> _Source data_:
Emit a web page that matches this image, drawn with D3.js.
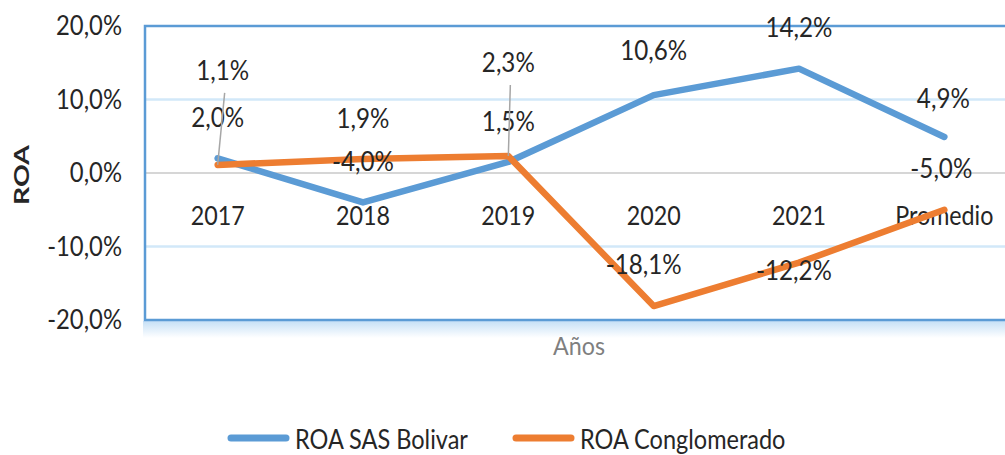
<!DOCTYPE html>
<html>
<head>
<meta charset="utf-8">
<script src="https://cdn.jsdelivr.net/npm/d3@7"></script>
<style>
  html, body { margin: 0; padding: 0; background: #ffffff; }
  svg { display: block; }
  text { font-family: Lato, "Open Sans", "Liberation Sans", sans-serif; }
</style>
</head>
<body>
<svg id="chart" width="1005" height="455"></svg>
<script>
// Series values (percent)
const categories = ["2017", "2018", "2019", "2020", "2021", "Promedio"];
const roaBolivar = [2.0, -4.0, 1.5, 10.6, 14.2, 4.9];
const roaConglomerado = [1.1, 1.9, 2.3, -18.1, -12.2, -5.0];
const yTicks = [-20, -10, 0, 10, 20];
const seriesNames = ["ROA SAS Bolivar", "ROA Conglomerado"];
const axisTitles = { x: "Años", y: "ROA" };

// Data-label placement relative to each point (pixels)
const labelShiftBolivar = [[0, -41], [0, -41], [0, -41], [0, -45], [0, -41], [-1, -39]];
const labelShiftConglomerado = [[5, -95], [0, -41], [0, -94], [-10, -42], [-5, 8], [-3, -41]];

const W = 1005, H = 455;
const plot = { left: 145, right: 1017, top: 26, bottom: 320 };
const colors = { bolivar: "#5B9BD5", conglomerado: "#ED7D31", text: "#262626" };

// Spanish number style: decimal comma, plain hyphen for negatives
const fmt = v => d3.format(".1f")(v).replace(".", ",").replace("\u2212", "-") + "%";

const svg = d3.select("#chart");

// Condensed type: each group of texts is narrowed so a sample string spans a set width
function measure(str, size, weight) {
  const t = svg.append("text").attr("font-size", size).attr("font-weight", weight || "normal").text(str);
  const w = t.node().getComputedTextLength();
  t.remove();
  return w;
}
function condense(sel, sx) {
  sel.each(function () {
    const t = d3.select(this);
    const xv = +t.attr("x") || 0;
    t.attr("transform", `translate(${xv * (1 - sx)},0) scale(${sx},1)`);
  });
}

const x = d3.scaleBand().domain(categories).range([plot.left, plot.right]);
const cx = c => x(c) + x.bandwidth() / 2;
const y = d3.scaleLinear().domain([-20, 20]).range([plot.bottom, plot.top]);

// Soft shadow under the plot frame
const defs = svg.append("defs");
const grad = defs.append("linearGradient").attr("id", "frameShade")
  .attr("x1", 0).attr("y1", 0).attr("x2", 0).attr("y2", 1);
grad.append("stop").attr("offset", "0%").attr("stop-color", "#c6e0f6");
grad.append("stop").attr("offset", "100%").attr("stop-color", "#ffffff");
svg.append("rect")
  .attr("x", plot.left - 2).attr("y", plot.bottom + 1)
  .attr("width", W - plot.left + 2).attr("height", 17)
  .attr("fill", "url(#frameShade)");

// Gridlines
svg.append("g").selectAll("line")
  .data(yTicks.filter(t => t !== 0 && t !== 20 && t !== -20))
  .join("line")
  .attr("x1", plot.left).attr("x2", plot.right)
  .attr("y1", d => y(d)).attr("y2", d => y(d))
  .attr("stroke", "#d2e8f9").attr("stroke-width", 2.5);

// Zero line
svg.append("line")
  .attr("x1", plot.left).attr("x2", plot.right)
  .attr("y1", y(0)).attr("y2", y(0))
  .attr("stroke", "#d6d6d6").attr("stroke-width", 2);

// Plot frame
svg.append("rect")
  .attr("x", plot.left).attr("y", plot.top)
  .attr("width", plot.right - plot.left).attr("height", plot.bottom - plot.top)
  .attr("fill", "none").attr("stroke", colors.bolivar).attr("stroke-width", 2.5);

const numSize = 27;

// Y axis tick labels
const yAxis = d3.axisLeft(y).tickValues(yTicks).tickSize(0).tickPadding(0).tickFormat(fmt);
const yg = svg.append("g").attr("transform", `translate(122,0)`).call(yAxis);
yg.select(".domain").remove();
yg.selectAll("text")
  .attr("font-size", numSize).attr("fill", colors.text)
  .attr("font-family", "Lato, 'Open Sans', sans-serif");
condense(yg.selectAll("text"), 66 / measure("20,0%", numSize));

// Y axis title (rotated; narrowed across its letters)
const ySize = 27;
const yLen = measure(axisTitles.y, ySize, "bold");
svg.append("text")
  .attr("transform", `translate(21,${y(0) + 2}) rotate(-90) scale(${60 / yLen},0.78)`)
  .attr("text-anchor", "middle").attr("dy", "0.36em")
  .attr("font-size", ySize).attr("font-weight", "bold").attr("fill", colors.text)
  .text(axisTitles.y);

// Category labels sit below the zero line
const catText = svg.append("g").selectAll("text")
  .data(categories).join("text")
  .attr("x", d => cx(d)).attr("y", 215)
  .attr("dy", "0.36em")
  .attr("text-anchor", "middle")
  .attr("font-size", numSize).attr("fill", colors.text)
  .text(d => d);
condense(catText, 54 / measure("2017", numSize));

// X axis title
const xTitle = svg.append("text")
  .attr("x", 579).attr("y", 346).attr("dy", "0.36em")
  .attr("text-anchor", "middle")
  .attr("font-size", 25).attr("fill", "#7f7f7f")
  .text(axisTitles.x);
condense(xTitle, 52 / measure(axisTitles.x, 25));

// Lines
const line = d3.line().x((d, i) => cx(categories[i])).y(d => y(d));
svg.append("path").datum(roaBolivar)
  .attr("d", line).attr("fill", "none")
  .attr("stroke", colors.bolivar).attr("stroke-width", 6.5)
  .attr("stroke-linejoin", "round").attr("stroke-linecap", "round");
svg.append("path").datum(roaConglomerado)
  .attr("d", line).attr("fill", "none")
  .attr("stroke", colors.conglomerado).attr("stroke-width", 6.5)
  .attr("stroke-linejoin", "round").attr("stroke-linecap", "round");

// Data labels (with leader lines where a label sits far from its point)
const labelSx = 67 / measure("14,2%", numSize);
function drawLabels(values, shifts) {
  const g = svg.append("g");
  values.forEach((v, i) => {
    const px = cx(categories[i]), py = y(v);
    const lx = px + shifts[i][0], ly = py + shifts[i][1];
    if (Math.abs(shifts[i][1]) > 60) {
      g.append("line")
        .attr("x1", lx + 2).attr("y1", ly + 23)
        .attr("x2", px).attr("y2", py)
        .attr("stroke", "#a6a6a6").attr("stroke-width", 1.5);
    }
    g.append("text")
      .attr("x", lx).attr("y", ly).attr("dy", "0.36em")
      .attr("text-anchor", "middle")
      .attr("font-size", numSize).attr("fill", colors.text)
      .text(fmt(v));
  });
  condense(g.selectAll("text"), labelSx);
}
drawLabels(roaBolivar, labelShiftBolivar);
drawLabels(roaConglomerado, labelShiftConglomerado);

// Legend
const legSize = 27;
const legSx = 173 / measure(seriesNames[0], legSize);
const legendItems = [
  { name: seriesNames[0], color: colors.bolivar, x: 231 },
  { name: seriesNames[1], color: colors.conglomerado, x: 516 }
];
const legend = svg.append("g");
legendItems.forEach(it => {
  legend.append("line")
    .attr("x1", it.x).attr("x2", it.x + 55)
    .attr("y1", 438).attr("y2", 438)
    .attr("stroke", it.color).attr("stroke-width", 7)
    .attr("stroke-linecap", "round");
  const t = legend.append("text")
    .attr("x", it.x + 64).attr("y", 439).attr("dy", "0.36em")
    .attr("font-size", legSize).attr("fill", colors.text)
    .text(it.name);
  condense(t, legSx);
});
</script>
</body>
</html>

> _Directions_: Which lines contain "with"? Copy each of them.

> _Exercise result_:
Emit a web page that matches this image, drawn with D3.js.
// Data labels (with leader lines where a label sits far from its point)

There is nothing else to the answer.